| WHAT YOU NEED TO DO |
Print out each record below, unaltered and complete, without its images.

| RECORDS TO PROCESS |
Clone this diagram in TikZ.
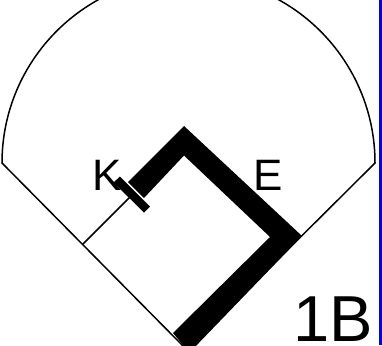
\documentclass[tikz,border=0pt]{standalone}
\usepackage{fontspec}
\setmainfont{Liberation Sans}
\tikzset{
  fieldline/.style={draw=black,line width=1.5pt,line join=miter},
  runner/.style={fill=black,draw=none},
  lbl/.style={inner sep=0pt,outer sep=0pt,anchor=base west,text=black},
  smalllbl/.style={lbl,font=\fontsize{44}{44}\selectfont},
  biglbl/.style={lbl,font=\fontsize{65}{65}\selectfont}
}
\begin{document}
\begin{tikzpicture}[x=1pt,y=-1pt]
\path[use as bounding box,fill=white] (0,0) rectangle (382,345);
\begin{scope}
\clip (0,0) rectangle (382,345);
% outfield and foul lines
\coordinate (left) at (2,163);
\coordinate (right) at (375,163);
\coordinate (home) at (187,350);
\coordinate (third) at (83,244);
\coordinate (tickfoot) at (131,196);
\draw[fieldline] (left) arc[start angle=180,end angle=360,radius=186.5] -- (home) -- cycle;
\draw[fieldline] (third) -- (tickfoot);
% thick running path
\fill[runner] (128,182) -- (184,126) -- (302,236) -- (192,350) -- (187,350) -- (173,333)
  -- (270,237) -- (184,155.5) -- (144,198) -- cycle;
% tick
\fill[runner] (120,176.5) -- (150,206.5) -- (144,212.5) -- (113.5,182.5) -- cycle;
\node[smalllbl] (k) at (92,190) {K};
\node[smalllbl] (e) at (253,190) {E};
\node[biglbl] (b) at (293,341) {1B};
\fill[blue] (379,0) rectangle (382,345);
\end{scope}
\end{tikzpicture}
\end{document}
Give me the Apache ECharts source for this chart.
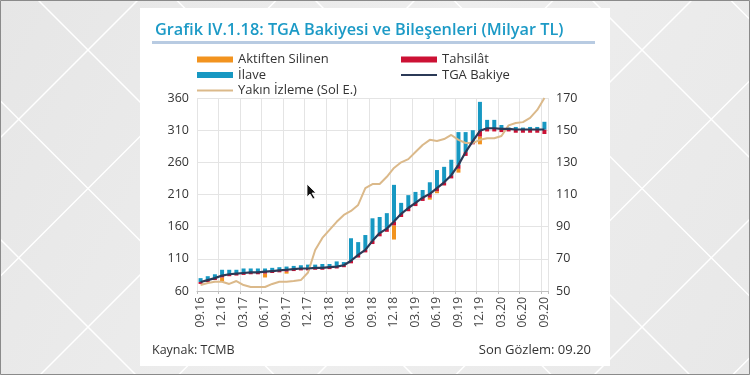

| RESULT BELOW |
Clone this diagram in TikZ.
\documentclass[tikz,border=0pt]{standalone}
\usepackage{fontspec}
\setmainfont{Liberation Sans}
\tikzset{
  fieldline/.style={draw=black,line width=1.5pt,line join=miter},
  runner/.style={fill=black,draw=none},
  lbl/.style={inner sep=0pt,outer sep=0pt,anchor=base west,text=black},
  smalllbl/.style={lbl,font=\fontsize{44}{44}\selectfont},
  biglbl/.style={lbl,font=\fontsize{65}{65}\selectfont}
}
\begin{document}
\begin{tikzpicture}[x=1pt,y=-1pt]
\path[use as bounding box,fill=white] (0,0) rectangle (382,345);
\begin{scope}
\clip (0,0) rectangle (382,345);
% outfield and foul lines
\coordinate (left) at (2,163);
\coordinate (right) at (375,163);
\coordinate (home) at (187,350);
\coordinate (third) at (83,244);
\coordinate (tickfoot) at (131,196);
\draw[fieldline] (left) arc[start angle=180,end angle=360,radius=186.5] -- (home) -- cycle;
\draw[fieldline] (third) -- (tickfoot);
% thick running path
\fill[runner] (128,182) -- (184,126) -- (302,236) -- (192,350) -- (187,350) -- (173,333)
  -- (270,237) -- (184,155.5) -- (144,198) -- cycle;
% tick
\fill[runner] (120,176.5) -- (150,206.5) -- (144,212.5) -- (113.5,182.5) -- cycle;
\node[smalllbl] (k) at (92,190) {K};
\node[smalllbl] (e) at (253,190) {E};
\node[biglbl] (b) at (293,341) {1B};
\fill[blue] (379,0) rectangle (382,345);
\end{scope}
\end{tikzpicture}
\end{document}
Give me the Apache ECharts source for this chart.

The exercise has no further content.